> Available data:
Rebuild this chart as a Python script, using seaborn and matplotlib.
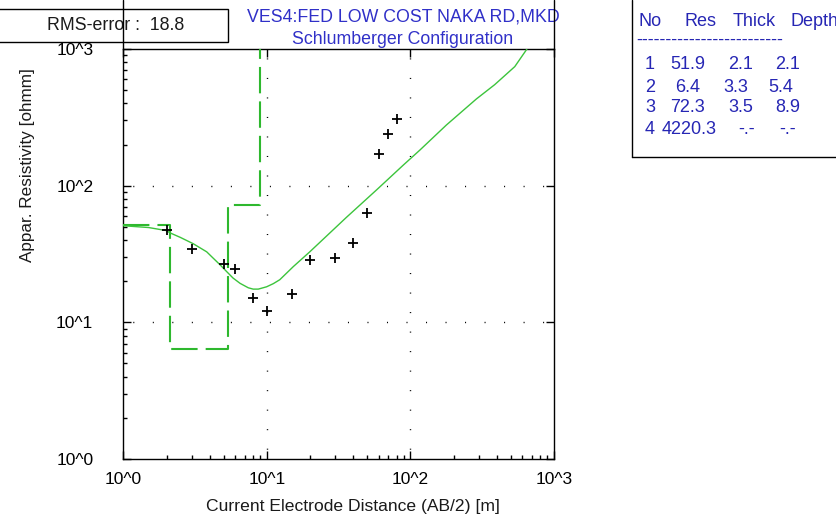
import numpy as np
import pandas as pd
import matplotlib
matplotlib.use("Agg")
import matplotlib.pyplot as plt
from matplotlib.lines import Line2D
from matplotlib.patches import Rectangle
from matplotlib.ticker import FixedLocator, FixedFormatter, NullFormatter
import seaborn as sns

# Field sounding: half current-electrode spacing (m) and apparent resistivity (ohm-m)
ab2_obs = [2, 3, 5, 6, 8, 10, 15, 20, 30, 40, 50, 60, 70, 80]
rho_obs = [47.7, 34.5, 26.7, 24.6, 15.1, 12.1, 16.1, 28.5, 29.8, 38.1, 62.9, 170, 239, 310]

# Calculated apparent-resistivity curve of the fitted model
ab2_calc = [1.0, 1.5, 2.0, 2.11, 2.5, 3.07, 3.81, 4.24, 4.73, 5.25, 5.81, 6.50, 7.42,
            8.03, 8.71, 9.96, 11.1, 12.3, 15.3, 19.9, 35.8, 58.4, 89.3, 116, 178,
            288, 386, 533, 648]
rho_calc = [50.9, 49.4, 46.9, 45.2, 41.8, 37.6, 32.8, 29.4, 26.3, 23.5, 21.1, 19.3, 17.9,
            17.5, 17.5, 18.2, 19.2, 20.5, 25.6, 32.8, 58.6, 93.6, 141.6, 181.6, 277.8,
            431, 548, 743, 1000]

# Layered model
layer_no = ["1", "2", "3", "4"]
layer_res = [51.9, 6.4, 72.3, 4220.3]
layer_thick = [2.1, 3.3, 3.5, None]
layer_depth = [2.1, 5.4, 8.9, None]

rms_error = 18.8
title_lines = ["VES4:FED LOW COST NAKA RD,MKD", "Schlumberger Configuration"]
decade_ticks = [1, 10, 100, 1000]
decade_labels = ["10^0", "10^1", "10^2", "10^3"]

W, H = 836, 522
BLUE = "#3030c8"
TABLE_BLUE = "#2626b4"
GREEN = "#3cc43c"
GREEN_DASH = "#2eb82e"

sns.set_theme(style="ticks")
plt.rcParams.update({
    "font.family": ["Liberation Sans", "DejaVu Sans"],
    "lines.scale_dashes": False,
    "axes.edgecolor": "black",
    "axes.linewidth": 1.0,
})

fig = plt.figure(figsize=(W / 100, H / 100), dpi=100)
fig.patch.set_facecolor("white")

ax_l, ax_r, ax_t, ax_b = 123.3, 554.0, 49.0, 459.0
ax = fig.add_axes([ax_l / W, 1 - ax_b / H, (ax_r - ax_l) / W, (ax_b - ax_t) / H])
ax.set_xscale("log")
ax.set_yscale("log")
ax.set_xlim(decade_ticks[0], decade_ticks[-1])
ax.set_ylim(decade_ticks[0], decade_ticks[-1])

# model step line (resistivity vs depth)
model_df = pd.DataFrame({
    "depth": [1.0] + layer_depth[:3],
    "res": layer_res,
})
sns.lineplot(data=model_df, x="depth", y="res", ax=ax, color=GREEN_DASH,
             linewidth=1.5, drawstyle="steps-post", estimator=None, sort=False,
             linestyle=(0, (19.0, 5.8)), zorder=3)

# calculated curve
calc_df = pd.DataFrame({"ab2": ab2_calc, "rho": rho_calc})
sns.lineplot(data=calc_df, x="ab2", y="rho", ax=ax, color=GREEN, linewidth=1.0,
             estimator=None, sort=False, zorder=4)

# observed points
obs_df = pd.DataFrame({"ab2": ab2_obs, "rho": rho_obs})
sns.scatterplot(data=obs_df, x="ab2", y="rho", ax=ax, marker="+", s=62,
                color="black", linewidth=1.3, zorder=5)

ax.set_xlabel("")
ax.set_ylabel("")

# ticks: labelled decades, minor ticks at 2..9 within each decade
minor_ticks = [k * 10.0 ** d for d in range(3) for k in range(2, 10)]
for axis in (ax.xaxis, ax.yaxis):
    axis.set_major_locator(FixedLocator(decade_ticks))
    axis.set_major_formatter(FixedFormatter(decade_labels))
    axis.set_minor_locator(FixedLocator(minor_ticks))
    axis.set_minor_formatter(NullFormatter())

ax.tick_params(which="both", direction="in", colors="black", width=1.0,
               labelsize=12.5, labelcolor="black")
ax.tick_params(which="major", length=6.0, top=True, right=True, bottom=True, left=True)
ax.tick_params(which="minor", length=3.0, top=False, right=False, bottom=True, left=True)
ax.tick_params(axis="y", which="major", pad=21.6)
ax.tick_params(axis="x", which="major", pad=9.0)

# sparse dotted grid at inner decades
for v in decade_ticks[1:-1]:
    ax.axvline(v, color="black", linewidth=1.0, linestyle=(7.0, (0.75, 13.3)), zorder=1)
    ax.axhline(v, color="black", linewidth=1.0, linestyle=(7.0, (0.75, 13.3)), zorder=1)
ax.grid(False)

for s in ax.spines.values():
    s.set_visible(True)
    s.set_linewidth(1.0)
    s.set_color("black")

# side frame lines continuing up to the title strip
for xp in (ax_l, ax_r):
    fig.add_artist(Line2D([xp / W, xp / W], [1 - ax_t / H, 1.0], transform=fig.transFigure,
                          color="black", linewidth=1.0, zorder=10))

# titles
fig.text(403 / W, 1 - 17.5 / H, title_lines[0], ha="center", va="center",
         color=BLUE, fontsize=12.8, zorder=5)
fig.text(403 / W, 1 - 39 / H, title_lines[1], ha="center", va="center",
         color=BLUE, fontsize=12.8, zorder=5)

# axis labels
fig.text(353 / W, 1 - 507 / H, "Current Electrode Distance (AB/2) [m]",
         ha="center", va="center", fontsize=12.6, color="#1a1a1a")
fig.text(28 / W, 1 - 165 / H, "Appar. Resistivity [ohmm]", rotation=90,
         ha="center", va="center", fontsize=12.3, color="#1a1a1a")

# RMS box
fig.add_artist(Rectangle((-3 / W, 1 - 42 / H), 231 / W, 33 / H, transform=fig.transFigure,
                         facecolor="white", edgecolor="black", linewidth=1.0, zorder=8))
fig.text(47 / W, 1 - 26 / H, f"RMS-error :  {rms_error}", ha="left", va="center",
         fontsize=12.8, color="#1a1a1a", zorder=9)

# layer table
fig.add_artist(Line2D([632 / W, 632 / W], [1 - 157 / H, 1.0], transform=fig.transFigure,
                      color="black", linewidth=1.0))
fig.add_artist(Line2D([632 / W, 1.0], [1 - 157 / H, 1 - 157 / H], transform=fig.transFigure,
                      color="black", linewidth=1.0))

def cell(xp, yp, txt):
    fig.text(xp / W, 1 - yp / H, txt, ha="left", va="center", fontsize=13,
             color=TABLE_BLUE)

header_y = 21.5
cell(638, header_y, "No")
cell(685, header_y, "Res")
cell(733, header_y, "Thick")
cell(790, header_y, "Depth")
cell(636, 40, "-" * 25)

row_y = [65, 87, 108, 130]
res_x = [670, 675, 670, 662]
thick_x = [728, 723, 728, 738]
depth_x = [775, 768, 775, 779]
for i in range(4):
    cell(645, row_y[i], layer_no[i])
    cell(res_x[i], row_y[i], f"{layer_res[i]:.1f}")
    cell(thick_x[i], row_y[i], "-.-" if layer_thick[i] is None else f"{layer_thick[i]:.1f}")
    cell(depth_x[i], row_y[i], "-.-" if layer_depth[i] is None else f"{layer_depth[i]:.1f}")

fig.savefig("out.png", dpi=100, facecolor="white")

> Problem requirements:
Up to and including the line with "170, 239, 310]", copy the data above from its first line. Skip pictures.

> Final answer:
Rebuild this chart as a Python script, using seaborn and matplotlib.
import numpy as np
import pandas as pd
import matplotlib
matplotlib.use("Agg")
import matplotlib.pyplot as plt
from matplotlib.lines import Line2D
from matplotlib.patches import Rectangle
from matplotlib.ticker import FixedLocator, FixedFormatter, NullFormatter
import seaborn as sns

# Field sounding: half current-electrode spacing (m) and apparent resistivity (ohm-m)
ab2_obs = [2, 3, 5, 6, 8, 10, 15, 20, 30, 40, 50, 60, 70, 80]
rho_obs = [47.7, 34.5, 26.7, 24.6, 15.1, 12.1, 16.1, 28.5, 29.8, 38.1, 62.9, 170, 239, 310]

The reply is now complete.